Add TimeSeriesRegression problem type #1386

freddyaboulton · 2020-10-30T21:26:38Z

Pull Request Description

After creating the pull request: in order to pass the release_notes_updated check you will need to update the "Future Release" section of docs/source/release_notes.rst to include this pull request by adding :pr:123.

codecov · 2020-10-30T21:34:18Z

Codecov Report

Merging #1386 (f4ba7d8) into main (6a80b40) will increase coverage by 0.1%.
The diff coverage is 100.0%.

@@            Coverage Diff            @@
##             main    #1386     +/-   ##
=========================================
+ Coverage   100.0%   100.0%   +0.1%     
=========================================
  Files         213      213             
  Lines       13940    13946      +6     
=========================================
+ Hits        13933    13939      +6     
  Misses          7        7

Impacted Files	Coverage Δ
evalml/automl/automl_search.py	`99.7% <100.0%> (ø)`
evalml/model_understanding/graphs.py	`100.0% <100.0%> (ø)`
...alml/objectives/binary_classification_objective.py	`100.0% <100.0%> (ø)`
.../objectives/multiclass_classification_objective.py	`100.0% <100.0%> (ø)`
evalml/objectives/objective_base.py	`100.0% <100.0%> (ø)`
evalml/objectives/regression_objective.py	`100.0% <100.0%> (ø)`
evalml/objectives/utils.py	`100.0% <100.0%> (ø)`
evalml/pipelines/binary_classification_pipeline.py	`100.0% <100.0%> (ø)`
evalml/pipelines/pipeline_base.py	`100.0% <100.0%> (ø)`
evalml/problem_types/problem_types.py	`100.0% <100.0%> (ø)`
... and 2 more

Continue to review full report at Codecov.

Legend - Click here to learn more
Δ = absolute <relative> (impact), ø = not affected, ? = missing data
Powered by Codecov.

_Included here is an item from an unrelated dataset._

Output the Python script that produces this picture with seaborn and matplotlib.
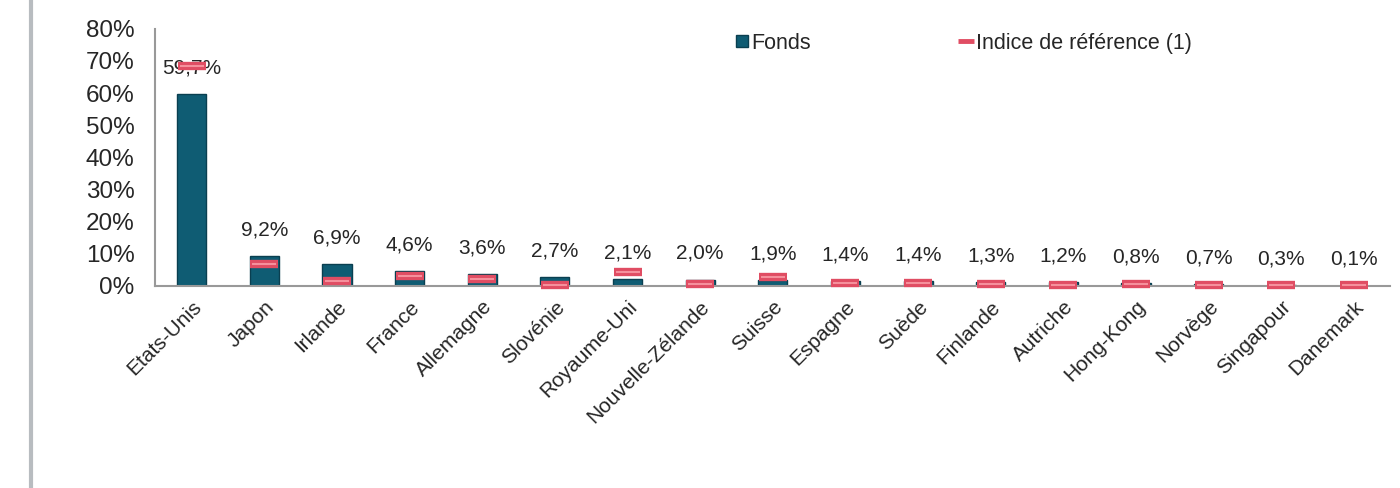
import numpy as np
import pandas as pd
import seaborn as sns
import matplotlib.pyplot as plt
from matplotlib.lines import Line2D

countries = ['Etats-Unis', 'Japon', 'Irlande', 'France', 'Allemagne', 'Slovénie',
             'Royaume-Uni', 'Nouvelle-Zélande', 'Suisse', 'Espagne', 'Suède',
             'Finlande', 'Autriche', 'Hong-Kong', 'Norvège', 'Singapour', 'Danemark']
fonds = [59.7, 9.2, 6.9, 4.6, 3.6, 2.7, 2.1, 2.0, 1.9, 1.4, 1.4, 1.3, 1.2, 0.8, 0.7, 0.3, 0.1]
indice = [68.4, 6.8, 1.6, 3.1, 2.1, 0.2, 4.4, 0.5, 2.8, 1.0, 1.0, 0.5, 0.3, 0.7, 0.2, 0.2, 0.2]
yticks = [0, 10, 20, 30, 40, 50, 60, 70, 80]

bar_color = '#0f5c73'
red_color = '#e04d63'
red_light = '#f5909c'

sns.set_style('white')
plt.rcParams['font.family'] = ['Liberation Sans', 'DejaVu Sans']

df = pd.DataFrame({'pays': countries, 'fonds': fonds, 'indice': indice})

fig = plt.figure(figsize=(14, 4.88), dpi=100)
ax = fig.add_axes([0.111, 0.414, 0.882, 0.527])

sns.barplot(data=df, x='pays', y='fonds', color=bar_color, width=0.4,
            saturation=1, edgecolor='#0a3f50', linewidth=1, ax=ax)

# benchmark dashes: red body with a light highlight
sns.pointplot(data=df, x='pays', y='indice', color=red_color, linestyle='none',
              marker='_', markersize=20, markeredgewidth=6, ax=ax, zorder=4)
sns.pointplot(data=df, x='pays', y='indice', color=red_light, linestyle='none',
              marker='_', markersize=17, markeredgewidth=1.5, ax=ax, zorder=5)
for ln in ax.lines:
    ln.set_clip_on(False)

for i, v in enumerate(fonds):
    ax.annotate(f'{v:.1f}%'.replace('.', ','), (i, v), xytext=(0, 12),
                textcoords='offset points', ha='center', va='bottom', fontsize=15)

ax.set_ylim(0, 80)
ax.set_xlim(-0.5, len(countries) - 0.5)
ax.set_yticks(yticks)
ax.set_yticklabels([f'{t}%' for t in yticks], fontsize=17.5)
ax.set_xticks(range(len(countries)))
ax.set_xticklabels(countries, rotation=45, ha='right', rotation_mode='anchor', fontsize=15)
ax.set_xticks(np.arange(-0.5, len(countries)), minor=True)
ax.tick_params(axis='x', which='major', length=0, pad=8)
ax.tick_params(axis='x', which='minor', length=6, color='#888888', width=1.2, direction='out')
ax.tick_params(axis='y', length=6, color='#888888', width=1.2, direction='out', pad=9)
ax.set_xlabel('')
ax.set_ylabel('')
for s in ['top', 'right']:
    ax.spines[s].set_visible(False)
for s in ['left', 'bottom']:
    ax.spines[s].set_color('#999999')
    ax.spines[s].set_linewidth(1.5)

handles = [
    Line2D([], [], linestyle='none', marker='s', markersize=9, color=bar_color,
           markeredgecolor='#0a3f50'),
    Line2D([], [], linestyle='none', marker='_', markersize=11, markeredgewidth=3.5,
           color=red_color),
]
ax.legend(handles, ['Fonds', 'Indice de référence (1)'], loc='upper left',
          bbox_to_anchor=(0.452, 1.06), ncol=2, frameon=False, fontsize=15.5,
          handletextpad=0.05, columnspacing=6.8, handlelength=0.8)

fig.add_artist(Line2D([0.022, 0.022], [0, 1], color='#b8bcc0', linewidth=3))

fig.savefig('out.png', dpi=100, facecolor='white')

Last update 6a80b40...f4ba7d8. Read the comment docs.

bchen1116 · 2020-11-03T16:11:00Z

evalml/tests/problem_type_tests/test_problem_types.py

@@ -16,7 +16,7 @@ def correct_problem_types():


 def test_handle_string(correct_problem_types):
-    problem_types = ['regression', ProblemTypes.MULTICLASS, 'binary']
+    problem_types = ['regression', ProblemTypes.MULTICLASS, 'binary', ProblemTypes.TIME_SERIES_REGRESSION]


how did you add ProblemTypes.TIME_SERIES_REGRESSION here without adding anything to correct_problem_types?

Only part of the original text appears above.